YOUR GOAL -> From the first line of the data below through the line bearing "import seaborn as sns", reproduce each line exactly; do not include pictures.

STORED DATA ->
+---+

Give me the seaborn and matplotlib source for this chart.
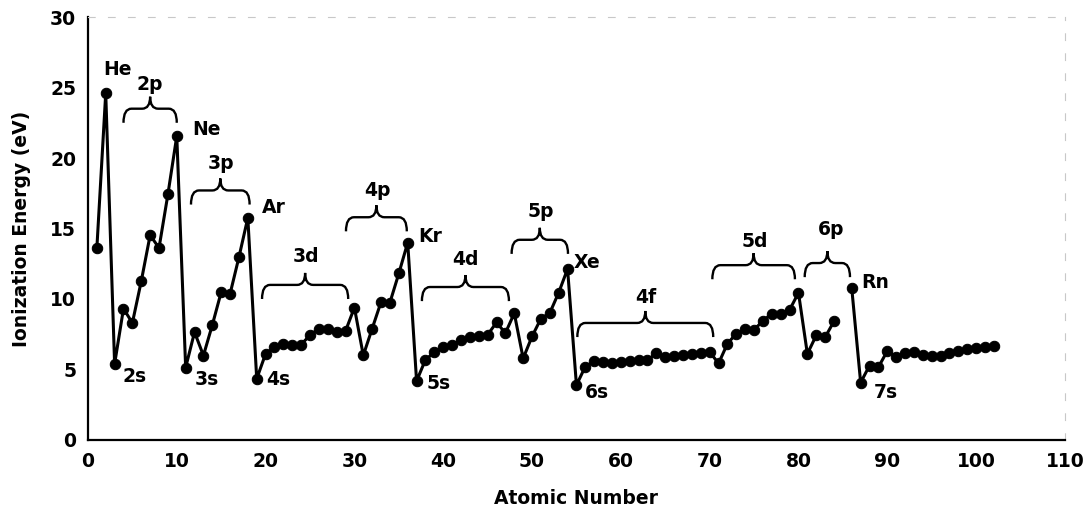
import numpy as np
import pandas as pd
import matplotlib
matplotlib.use("Agg")
import matplotlib.pyplot as plt
from matplotlib.path import Path
from matplotlib.patches import PathPatch
import seaborn as sns

# ---- data ----
atomic_number = list(range(1, 85)) + list(range(86, 103))
ionization_ev = [
    13.60, 24.59, 5.39, 9.32, 8.30, 11.26, 14.53, 13.62, 17.42, 21.56,
    5.14, 7.65, 5.99, 8.15, 10.49, 10.36, 12.97, 15.76, 4.34, 6.11,
    6.56, 6.83, 6.75, 6.77, 7.43, 7.90, 7.88, 7.64, 7.73, 9.39,
    6.00, 7.90, 9.79, 9.75, 11.81, 14.00, 4.18, 5.69, 6.22, 6.63,
    6.76, 7.09, 7.28, 7.36, 7.46, 8.34, 7.58, 8.99, 5.79, 7.34,
    8.61, 9.01, 10.45, 12.13, 3.89, 5.21, 5.58, 5.54, 5.47, 5.53,
    5.58, 5.64, 5.67, 6.15, 5.86, 5.94, 6.02, 6.11, 6.18, 6.25,
    5.43, 6.83, 7.55, 7.86, 7.83, 8.44, 8.97, 8.96, 9.23, 10.44,
    6.11, 7.42, 7.29, 8.42,
    10.75, 4.07, 5.28, 5.17, 6.31, 5.89, 6.19, 6.27, 6.03, 5.97,
    5.99, 6.20, 6.28, 6.42, 6.50, 6.58, 6.65,
]
segment = [0 if z < 85 else 1 for z in atomic_number]

# labels: text, x, y
label_text = ["He", "Ne", "Ar", "Kr", "Xe", "Rn", "2s", "3s", "4s", "5s", "6s", "7s",
              "2p", "3p", "3d", "4p", "4d", "5p", "4f", "5d", "6p"]
label_x = [3.3, 13.3, 20.9, 38.5, 56.2, 88.6, 5.3, 13.4, 21.4, 39.5, 57.3, 89.8,
           7.0, 15.0, 24.5, 32.6, 42.5, 51.0, 62.8, 75.1, 83.7]
label_y = [26.3, 22.0, 16.5, 14.4, 12.6, 11.2, 4.5, 4.3, 4.3, 4.0, 3.4, 3.4,
           25.2, 19.6, 13.0, 17.7, 12.8, 16.2, 10.1, 14.1, 14.9]

# braces: x start, x end, height of horizontal bar
brace_x0 = [4.0, 11.6, 19.6, 29.05, 37.6, 47.7, 55.1, 70.3, 80.7]
brace_x1 = [10.0, 18.2, 29.3, 35.9, 47.4, 54.05, 70.4, 79.6, 85.8]
brace_y = [23.5, 17.7, 11.0, 15.8, 10.85, 14.2, 8.3, 12.4, 12.55]

df = pd.DataFrame({"Z": atomic_number, "IE": ionization_ev, "seg": segment})

sns.set_style("white")
plt.rcParams["font.family"] = ["DejaVu Sans"]
plt.rcParams["font.weight"] = "bold"
for k in ["text.color", "axes.labelcolor", "xtick.color", "ytick.color"]:
    plt.rcParams[k] = "black"

fig = plt.figure(figsize=(10.9, 5.17), dpi=100)
ax = fig.add_axes([0.0807, 0.149, 0.8963, 0.818])

for s, sub in df.groupby("seg"):
    sns.lineplot(data=sub, x="Z", y="IE", ax=ax, color="black", lw=2.2,
                 marker="o", markersize=7.5, markeredgecolor="black",
                 markerfacecolor="black", legend=False)

for t, x, y in zip(label_text, label_x, label_y):
    ax.text(x, y, t, ha="center", va="center", fontsize=13.5, fontweight="bold",
            color="black")

def brace(ax, x0, x1, yh, drop=1.0, rise=0.85, r=0.9):
    xm = (x0 + x1) / 2
    verts = [(x0, yh - drop), (x0, yh), (x0 + r, yh),
             (xm - r, yh), (xm, yh), (xm, yh + rise),
             (xm, yh), (xm + r, yh),
             (x1 - r, yh), (x1, yh), (x1, yh - drop)]
    codes = [Path.MOVETO, Path.CURVE3, Path.CURVE3,
             Path.LINETO, Path.CURVE3, Path.CURVE3,
             Path.CURVE3, Path.CURVE3,
             Path.LINETO, Path.CURVE3, Path.CURVE3]
    ax.add_patch(PathPatch(Path(verts, codes), fill=False, lw=1.7, color="black"))

for a, b, h in zip(brace_x0, brace_x1, brace_y):
    brace(ax, a, b, h)

ax.set_xlim(0, 110)
ax.set_ylim(0, 30)
ax.set_xticks(range(0, 111, 10))
ax.set_yticks(range(0, 31, 5))
ax.tick_params(axis="both", direction="out", length=5, width=1.2, labelsize=13.5,
               color="black", labelcolor="black")
for lab in ax.get_xticklabels() + ax.get_yticklabels():
    lab.set_fontweight("bold")
ax.set_xlabel("Atomic Number", fontsize=13.5, fontweight="bold", labelpad=13, color="black")
ax.set_ylabel("Ionization Energy (eV)", fontsize=13.5, fontweight="bold", labelpad=14, color="black")

for side in ["left", "bottom"]:
    ax.spines[side].set_color("black")
    ax.spines[side].set_linewidth(1.6)
for side in ["top", "right"]:
    ax.spines[side].set_color("#c8c8c8")
    ax.spines[side].set_linewidth(0.8)
    ax.spines[side].set_linestyle((0, (6, 12)))

fig.savefig("out.png", dpi=100)
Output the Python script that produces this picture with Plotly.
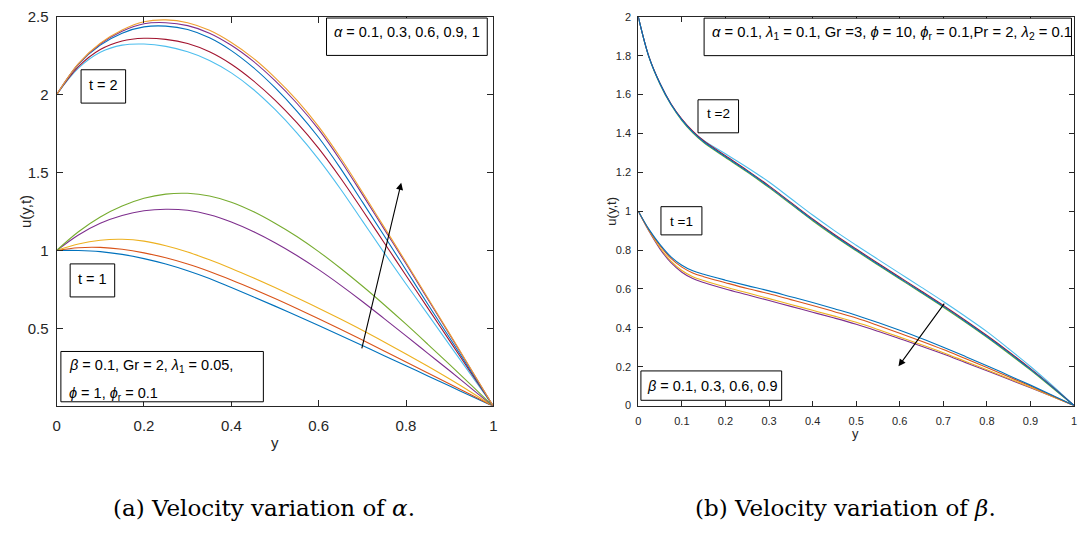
import plotly.graph_objects as go

# ---------------- Panel (a): velocity variation of alpha ----------------
xa = [0, 0.05, 0.1, 0.15, 0.2, 0.25, 0.3, 0.35, 0.4, 0.45, 0.5,
      0.55, 0.6, 0.65, 0.7, 0.75, 0.8, 0.85, 0.9, 0.95, 1.0]
alpha_labels = ["0.1", "0.3", "0.6", "0.9", "1"]

# t = 1
a_t1_blue   = [1.0, 1.0, .993, .975, .948, .913, .87, .82, .762, .703, .643,
               .581, .519, .455, .39, .325, .26, .195, .13, .065, 0]
a_t1_orange = [1.0, 1.018, 1.02, 1.008, .985, .953, .913, .865, .811, .753, .692,
               .628, .562, .494, .425, .355, .285, .214, .143, .072, 0]
a_t1_yellow = [1.0, 1.042, 1.066, 1.072, 1.06, 1.03, .99, .94, .885, .825, .762,
               .697, .63, .56, .488, .413, .336, .257, .175, .089, 0]
a_t1_purple = [1.0, 1.10, 1.175, 1.225, 1.255, 1.265, 1.258, 1.23, 1.183, 1.122, 1.05,
               .968, .877, .778, .673, .563, .452, .34, .228, .114, 0]
a_t1_green  = [1.0, 1.12, 1.215, 1.285, 1.335, 1.362, 1.367, 1.35, 1.31, 1.25, 1.175,
               1.09, .993, .886, .772, .652, .527, .398, .267, .134, 0]

# t = 2
a_t2_lblue  = [2.0, 2.17, 2.272, 2.318, 2.325, 2.31, 2.275, 2.22, 2.14, 2.035, 1.905,
               1.755, 1.585, 1.395, 1.19, .985, .785, .59, .393, .197, 0]
a_t2_dred   = [2.0, 2.18, 2.29, 2.345, 2.362, 2.355, 2.328, 2.275, 2.195, 2.09, 1.965,
               1.82, 1.655, 1.465, 1.26, 1.05, .84, .63, .42, .21, 0]
a_t2_blue   = [2.0, 2.195, 2.318, 2.395, 2.435, 2.44, 2.418, 2.365, 2.283, 2.175, 2.045,
               1.895, 1.725, 1.527, 1.312, 1.095, .875, .655, .438, .219, 0]
a_t2_purple = [2.0, 2.198, 2.325, 2.407, 2.455, 2.462, 2.443, 2.395, 2.317, 2.215, 2.09,
               1.945, 1.777, 1.578, 1.36, 1.137, .915, .687, .46, .23, 0]
a_t2_orange = [2.0, 2.20, 2.33, 2.415, 2.468, 2.48, 2.462, 2.413, 2.335, 2.235, 2.11,
               1.965, 1.795, 1.595, 1.375, 1.15, .925, .695, .465, .233, 0]

# ---------------- Panel (b): velocity variation of beta ----------------
xb = [0, 0.025, 0.05, 0.075, 0.1, 0.125, 0.15, 0.2, 0.25, 0.3, 0.35, 0.4, 0.45, 0.5,
      0.55, 0.6, 0.65, 0.7, 0.75, 0.8, 0.85, 0.9, 0.95, 1.0]
beta_labels = ["0.1", "0.3", "0.6", "0.9"]

b_t1_blue   = [1, .905, .828, .765, .722, .693, .675, .645, .617, .59, .56, .53, .498, .465,
               .427, .387, .345, .30, .253, .205, .155, .105, .053, 0]
b_t1_orange = [1, .902, .822, .757, .712, .682, .663, .632, .602, .575, .545, .515, .483, .45,
               .412, .372, .331, .288, .242, .196, .148, .10, .05, 0]
b_t1_yellow = [1, .898, .812, .743, .695, .663, .643, .61, .58, .55, .52, .49, .46, .428,
               .391, .352, .313, .272, .228, .184, .139, .094, .047, 0]
b_t1_purple = [1, .895, .805, .735, .686, .653, .633, .60, .57, .54, .51, .48, .45, .418,
               .382, .344, .305, .265, .222, .179, .135, .091, .046, 0]

b_t2_green  = [2, 1.789, 1.652, 1.547, 1.466, 1.403, 1.353, 1.276, 1.201, 1.121, 1.036, .951,
               .871, .796, .723, .651, .579, .506, .43, .351, .268, .182, .091, 0]
b_t2_lblue  = [2, 1.79, 1.655, 1.55, 1.471, 1.41, 1.364, 1.295, 1.225, 1.15, 1.065, .98,
               .90, .825, .752, .68, .608, .535, .459, .38, .292, .201, .103, 0]
b_t2_dred   = [2, 1.791, 1.657, 1.553, 1.474, 1.412, 1.362, 1.285, 1.21, 1.13, 1.045, .96,
               .88, .805, .732, .66, .588, .515, .439, .36, .277, .19, .097, 0]
b_t2_blue   = [2, 1.79, 1.655, 1.55, 1.47, 1.407, 1.357, 1.28, 1.205, 1.125, 1.04, .955,
               .875, .80, .727, .655, .583, .51, .434, .355, .272, .186, .095, 0]

# tick labels
a_xticks = [0, 0.2, 0.4, 0.6, 0.8, 1]
a_xtext = ["0", "0.2", "0.4", "0.6", "0.8", "1"]
a_yticks = [0.5, 1, 1.5, 2, 2.5]
a_ytext = ["0.5", "1", "1.5", "2", "2.5"]
b_xticks = [0, 0.1, 0.2, 0.3, 0.4, 0.5, 0.6, 0.7, 0.8, 0.9, 1]
b_xtext = ["0", "0.1", "0.2", "0.3", "0.4", "0.5", "0.6", "0.7", "0.8", "0.9", "1"]
b_yticks = [0, 0.2, 0.4, 0.6, 0.8, 1, 1.2, 1.4, 1.6, 1.8, 2]
b_ytext = ["0", "0.2", "0.4", "0.6", "0.8", "1", "1.2", "1.4", "1.6", "1.8", "2"]

C_BLUE, C_ORANGE, C_YELLOW = "#0072BD", "#D95319", "#EDB120"
C_PURPLE, C_GREEN, C_LBLUE, C_DRED = "#7E2F8E", "#77AC30", "#4DBEEE", "#A2142F"
C_TOPOR = "#F0A030"

fig = go.Figure()

def add(x, y, color, xa_="x", ya_="y"):
    fig.add_trace(go.Scatter(x=x, y=y, mode="lines", xaxis=xa_, yaxis=ya_,
                             line=dict(color=color, width=1.1, shape="spline", smoothing=1.0),
                             showlegend=False, hoverinfo="skip"))

for ys, c in [(a_t1_blue, C_BLUE), (a_t1_orange, C_ORANGE), (a_t1_yellow, C_YELLOW),
              (a_t1_purple, C_PURPLE), (a_t1_green, C_GREEN),
              (a_t2_lblue, C_LBLUE), (a_t2_dred, C_DRED), (a_t2_blue, C_BLUE),
              (a_t2_purple, C_PURPLE), (a_t2_orange, C_TOPOR)]:
    add(xa, ys, c)

for ys, c in [(b_t1_purple, C_PURPLE), (b_t1_yellow, C_YELLOW), (b_t1_orange, C_ORANGE),
              (b_t1_blue, C_BLUE),
              (b_t2_green, C_GREEN), (b_t2_lblue, C_LBLUE), (b_t2_dred, C_DRED),
              (b_t2_blue, C_BLUE)]:
    add(xb, ys, c, "x2", "y2")

W, H = 1088, 534
AX = "#262626"
FONT = "Liberation Sans, Arial, sans-serif"

def axis_common(size, tlen):
    return dict(showline=True, linecolor=AX, linewidth=1, mirror="ticks",
                ticks="inside", ticklen=tlen, tickwidth=1, tickcolor=AX,
                showgrid=False, zeroline=False,
                tickfont=dict(family=FONT, size=size, color=AX))

fig.update_layout(
    width=W, height=H, margin=dict(l=0, r=0, t=0, b=0),
    paper_bgcolor="white", plot_bgcolor="white",
    xaxis=dict(domain=[53 / W, 493 / W], range=[0, 1], tickvals=a_xticks, ticktext=a_xtext,
               anchor="y", ticklabelstandoff=6, **axis_common(15, 6)),
    yaxis=dict(domain=[1 - 408 / H, 1 - 8 / H], range=[0.005, 2.5], tickvals=a_yticks,
               ticktext=a_ytext, anchor="x", ticklabelstandoff=4, **axis_common(15, 6)),
    xaxis2=dict(domain=[639 / W, 1078 / W], range=[0, 1], tickvals=b_xticks, ticktext=b_xtext,
                anchor="y2", ticklabelstandoff=5, **axis_common(11, 5)),
    yaxis2=dict(domain=[1 - 408 / H, 1 - 8 / H], range=[0, 2], tickvals=b_yticks,
                ticktext=b_ytext, anchor="x2", ticklabelstandoff=4, **axis_common(11, 5)),
)

def box(x0, x1, y0, y1, xr="x", yr="y"):
    fig.add_shape(type="rect", xref=xr, yref=yr, x0=x0, x1=x1, y0=y0, y1=y1,
                  line=dict(color="black", width=1), fillcolor="white", layer="above")

def txt(x, y, s, size, xr="x", yr="y", xanchor="left"):
    fig.add_annotation(x=x, y=y, xref=xr, yref=yr, text=s, showarrow=False,
                       xanchor=xanchor, yanchor="middle",
                       font=dict(family=FONT, size=size, color="black"))

# Panel (a) text boxes
box(0.618, 0.986, 2.252, 2.492)
txt(0.63, 2.40, "<i>α</i> = " + ", ".join(alpha_labels), 14.5)
box(0.056, 0.158, 1.946, 2.16)
txt(0.107, 2.06, "t = 2", 14.5, xanchor="center")
box(0.031, 0.133, 0.702, 0.914)
txt(0.082, 0.82, "t = 1", 14.5, xanchor="center")
box(0.0098, 0.4734, 0.029, 0.352)
txt(0.0235, 0.258, "<i>β</i> = 0.1, Gr = 2, <i>λ</i><sub>1</sub> = 0.05,", 14.5)
txt(0.0235, 0.081, "<i>ϕ</i> = 1, <i>ϕ</i><sub>r</sub> = 0.1", 14.5)

# Panel (b) text boxes
box(0.151, 0.994, 1.80, 1.993, "x2", "y2")
txt(0.164, 1.915, "<i>α</i> = 0.1, <i>λ</i><sub>1</sub> = 0.1, Gr =3, <i>ϕ</i> = 10, <i>ϕ</i><sub>r</sub> = 0.1,Pr = 2, <i>λ</i><sub>2</sub> = 0.1", 14.8, "x2", "y2")
box(0.137, 0.23, 1.403, 1.573, "x2", "y2")
txt(0.1835, 1.503, "t =2", 13.5, "x2", "y2", xanchor="center")
box(0.052, 0.146, 0.878, 1.023, "x2", "y2")
txt(0.099, 0.948, "t =1", 13.5, "x2", "y2", xanchor="center")
box(0.006, 0.329, 0.027, 0.178, "x2", "y2")
txt(0.016, 0.103, "<i>β</i> = " + ", ".join(beta_labels), 14.5, "x2", "y2")

# Arrows
fig.add_annotation(x=0.789, y=1.435, ax=0.698, ay=0.3625, xref="x", yref="y",
                   axref="x", ayref="y", text="", showarrow=True, arrowhead=2,
                   arrowsize=1.3, arrowwidth=1.1, arrowcolor="black")
fig.add_annotation(x=0.597, y=0.2017, ax=0.7046, ay=0.532, xref="x2", yref="y2",
                   axref="x2", ayref="y2", text="", showarrow=True, arrowhead=2,
                   arrowsize=1.3, arrowwidth=1.1, arrowcolor="black")

# Axis titles
def ptxt(px, py, s, size, angle=0, family=FONT):
    fig.add_annotation(x=px / W, y=1 - py / H, xref="paper", yref="paper", text=s,
                       showarrow=False, textangle=angle, xanchor="center", yanchor="middle",
                       font=dict(family=family, size=size, color=AX if family == FONT else "black"))

ptxt(21, 208, "u(y,t)", 15, -90)
ptxt(273, 446, "y", 15)
ptxt(612, 208, "u(y,t)", 13, -90)
ptxt(858, 437, "y", 13)

SERIF = "DejaVu Serif, Liberation Serif, serif"
ptxt(262, 513, "(a) Velocity variation of <i>α</i>.", 23, 0, SERIF)
ptxt(848, 513, "(b) Velocity variation of <i>β</i>.", 23, 0, SERIF)

fig.write_html("out.html")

+---+

COMPLETED EXERCISE ->
Give me the seaborn and matplotlib source for this chart.
import numpy as np
import pandas as pd
import matplotlib
matplotlib.use("Agg")
import matplotlib.pyplot as plt
from matplotlib.path import Path
from matplotlib.patches import PathPatch
import seaborn as sns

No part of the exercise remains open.